**RECORDS PROVIDED**.
· · ·

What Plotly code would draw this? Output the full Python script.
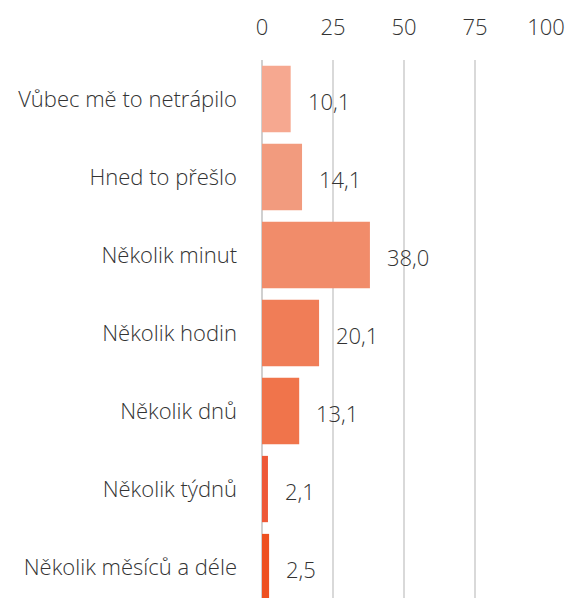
import plotly.graph_objects as go

categories = ["Vůbec mě to netrápilo", "Hned to přešlo", "Několik minut", "Několik hodin",
              "Několik dnů", "Několik týdnů", "Několik měsíců a déle"]
values = [10.1, 14.1, 38.0, 20.1, 13.1, 2.1, 2.5]
colors = ["#F6A890", "#F29B7E", "#F18C6A", "#F07D57", "#F0744B", "#EE5837", "#EE5020"]
tick_vals = [0, 25, 50, 75, 100]

FONT = "Open Sans"
TXT = "#333333"
FS = 22

fig = go.Figure()
fig.add_trace(go.Bar(
    x=values, y=categories, orientation="h",
    marker=dict(color=colors, line=dict(width=0)),
    hoverinfo="skip",
))

for c, v in zip(categories, values):
    fig.add_annotation(x=v, y=c, text=f"{v:.1f}".replace(".", ","),
                       xanchor="left", yanchor="middle", xshift=15, yshift=-2,
                       showarrow=False, font=dict(family=FONT, size=FS, color=TXT, weight=300))

fig.update_layout(
    width=566, height=598,
    margin=dict(l=262, r=20, t=60, b=0),
    paper_bgcolor="white", plot_bgcolor="white",
    bargap=0.15,
    showlegend=False,
    font=dict(family=FONT, size=FS, color=TXT, weight=300),
)
fig.update_xaxes(
    side="top", range=[0, 100], tickvals=tick_vals, ticktext=[str(t) for t in tick_vals],
    showgrid=True, gridcolor="#D9D9D9", gridwidth=1.5,
    zeroline=True, zerolinecolor="#D0D0D0", zerolinewidth=2,
    showline=False, ticks="", ticklabelstandoff=20,
    tickfont=dict(family=FONT, size=FS, color=TXT, weight=300),
)
fig.update_yaxes(
    type="category", categoryorder="array", categoryarray=categories,
    range=[6.397, -0.5], showgrid=False, zeroline=False, showline=False, ticks="",
    ticklabelstandoff=24,
    tickfont=dict(family=FONT, size=FS, color=TXT, weight=300),
)

fig.write_html(
    "out.html",
    config={"displayModeBar": False},
    post_script="document.body.style.margin='0';document.body.style.overflow='hidden';",
)
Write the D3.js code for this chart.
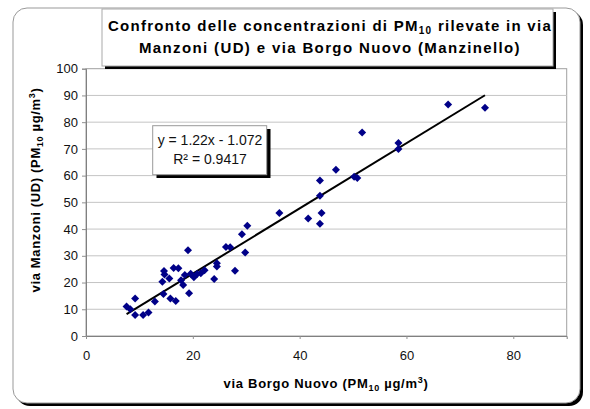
<!DOCTYPE html>
<html><head><meta charset="utf-8">
<script src="https://cdn.jsdelivr.net/npm/d3@7"></script>
<style>body{margin:0;background:#fff}svg{display:block;font-family:"Liberation Sans",Arial,sans-serif}</style>
</head><body>
<script>
const xVals = [67.8,74.7,51.7,58.5,58.5,46.8,50.2,50.8,43.8,43.8,36.2,41.6,44.1,43.8,30.2,29.2,29.8,26.2,27.0,27.9,19.1,24.5,24.5,24.0,22.2,21.5,20.8,20.2,19.6,18.5,17.8,18.2,19.3,16.4,17.3,14.6,14.7,15.6,14.3,14.5,15.8,16.8,12.9,9.2,7.6,8.3,9.2,10.7,11.7];
const yVals = [86.6,85.4,76.1,72.2,70.0,62.2,59.6,59.1,58.2,52.5,46.0,44.0,46.0,42.0,41.2,38.1,31.2,33.3,33.2,24.4,32.1,27.2,26.0,21.3,24.6,23.5,23.2,22.0,23.3,22.8,20.9,19.1,16.0,25.4,25.3,24.3,23.0,21.5,20.3,15.7,14.0,13.1,12.9,14.0,11.0,10.0,7.9,7.9,8.8];
const xTicks = [0,20,40,60,80];
const yTicks = [0,10,20,30,40,50,60,70,80,90,100];
const slope = 1.22, intercept = -1.072;
const eqLabel = "y = 1.22x - 1.072";
const r2Label = "R² = 0.9417";

const W = 590, H = 409;
const svg = d3.select("body").append("svg").attr("width", W).attr("height", H);

function fitWidth(sel, target) {
  const node = sel.node();
  const n = node.textContent.length;
  const w = node.getComputedTextLength();
  sel.attr("letter-spacing", ((target - w) / n).toFixed(3));
}

// outer frame with shadow
svg.append("rect").attr("x",16).attr("y",11).attr("width",567).attr("height",395).attr("rx",14).attr("fill","#000");
svg.append("rect").attr("x",13).attr("y",8).attr("width",567).attr("height",395).attr("rx",14).attr("fill","#fff").attr("stroke","#999").attr("stroke-width",1);

const x = d3.scaleLinear().domain([0,90]).range([86,566.7]);
const y = d3.scaleLinear().domain([0,100]).range([336,68.7]);

// plot area
svg.append("rect").attr("x",x(0)).attr("y",y(100)).attr("width",x(90)-x(0)).attr("height",y(0)-y(100)).attr("fill","#fff").attr("stroke","#a0a0a0");

// gridlines
svg.append("g").selectAll("line").data(yTicks.filter(d=>d>0&&d<100)).join("line")
  .attr("x1",x(0)).attr("x2",x(90)).attr("y1",d=>y(d)).attr("y2",d=>y(d))
  .attr("stroke","#c4c4c4").attr("stroke-width",1);

// axes
const yAxis = svg.append("g").attr("transform",`translate(${x(0)},0)`)
  .call(d3.axisLeft(y).tickValues(yTicks).tickSize(4).tickPadding(4));
const xAxis = svg.append("g").attr("transform",`translate(0,${y(0)})`)
  .call(d3.axisBottom(x).tickValues(xTicks).tickSize(3).tickPadding(12));
[yAxis,xAxis].forEach(a=>{
  a.select(".domain").attr("stroke","#808080");
  a.selectAll(".tick line").attr("stroke","#909090");
  a.selectAll("text").attr("font-size",13).attr("fill","#111").attr("font-family","Liberation Sans, Arial, sans-serif");
});

// trendline
const xmin = d3.min(xVals), xmax = d3.max(xVals);
svg.append("line").attr("x1",x(xmin)).attr("y1",y(slope*xmin+intercept))
  .attr("x2",x(xmax)).attr("y2",y(slope*xmax+intercept))
  .attr("stroke","#000").attr("stroke-width",2);

// points
svg.append("g").selectAll("path").data(xVals.map((v,i)=>[v,yVals[i]])).join("path")
  .attr("d","M0,-4L4,0L0,4L-4,0Z")
  .attr("transform",d=>`translate(${x(d[0])},${y(d[1])})`)
  .attr("fill","#000088");

// equation box
svg.append("rect").attr("x",156.5).attr("y",129).attr("width",114).attr("height",49).attr("fill","#000");
svg.append("rect").attr("x",152.7).attr("y",125.7).attr("width",114).attr("height",49).attr("fill","#fff").attr("stroke","#999");
svg.append("text").attr("x",210).attr("y",145).attr("text-anchor","middle").attr("font-size",14).attr("fill","#111").text(eqLabel);
svg.append("text").attr("x",210).attr("y",164).attr("text-anchor","middle").attr("font-size",14).attr("fill","#111").text(r2Label);

// title box
svg.append("rect").attr("x",105).attr("y",12).attr("width",451).attr("height",57).attr("fill","#000");
svg.append("rect").attr("x",102).attr("y",9).attr("width",451).attr("height",57).attr("fill","#fff").attr("stroke","#aaa");
const t1 = svg.append("text").attr("x",330).attr("y",31).attr("text-anchor","middle").attr("font-size",15).attr("font-weight","bold").attr("fill","#000");
t1.append("tspan").text("Confronto delle concentrazioni di PM");
t1.append("tspan").attr("font-size",10).attr("dy",3).text("10");
t1.append("tspan").attr("dy",-3).text(" rilevate in via");
fitWidth(t1, 444);
const t2 = svg.append("text").attr("x",330).attr("y",53).attr("text-anchor","middle").attr("font-size",15).attr("font-weight","bold").attr("fill","#000")
  .text("Manzoni (UD) e via Borgo Nuovo (Manzinello)");
fitWidth(t2, 382);

// x axis title
const xt = svg.append("text").attr("x",326).attr("y",388).attr("text-anchor","middle").attr("font-size",13).attr("font-weight","bold").attr("fill","#000");
xt.append("tspan").text("via Borgo Nuovo (PM");
xt.append("tspan").attr("font-size",9).attr("dy",3).text("10");
xt.append("tspan").attr("dy",-3).text(" µg/m");
xt.append("tspan").attr("font-size",9).attr("dy",-5).text("3");
xt.append("tspan").attr("dy",5).text(")");
fitWidth(xt, 205);

// y axis title
const yt = svg.append("text").attr("transform","translate(40,190) rotate(-90)").attr("text-anchor","middle").attr("font-size",13).attr("font-weight","bold").attr("fill","#000");
yt.append("tspan").text("via Manzoni (UD) (PM");
yt.append("tspan").attr("font-size",9).attr("dy",3).text("10");
yt.append("tspan").attr("dy",-3).text(" µg/m");
yt.append("tspan").attr("font-size",9).attr("dy",-5).text("3");
yt.append("tspan").attr("dy",5).text(")");
fitWidth(yt, 205);
</script>
</body></html>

· · ·

**YOUR TASK**.
Pictures excluded, repeat exactly the lines from the top of the material through the line with "size=FS, color=TXT, weight=300))", including both of those lines.

**ANSWER FOR THE TASK**.
What Plotly code would draw this? Output the full Python script.
import plotly.graph_objects as go

categories = ["Vůbec mě to netrápilo", "Hned to přešlo", "Několik minut", "Několik hodin",
              "Několik dnů", "Několik týdnů", "Několik měsíců a déle"]
values = [10.1, 14.1, 38.0, 20.1, 13.1, 2.1, 2.5]
colors = ["#F6A890", "#F29B7E", "#F18C6A", "#F07D57", "#F0744B", "#EE5837", "#EE5020"]
tick_vals = [0, 25, 50, 75, 100]

FONT = "Open Sans"
TXT = "#333333"
FS = 22

fig = go.Figure()
fig.add_trace(go.Bar(
    x=values, y=categories, orientation="h",
    marker=dict(color=colors, line=dict(width=0)),
    hoverinfo="skip",
))

for c, v in zip(categories, values):
    fig.add_annotation(x=v, y=c, text=f"{v:.1f}".replace(".", ","),
                       xanchor="left", yanchor="middle", xshift=15, yshift=-2,
                       showarrow=False, font=dict(family=FONT, size=FS, color=TXT, weight=300))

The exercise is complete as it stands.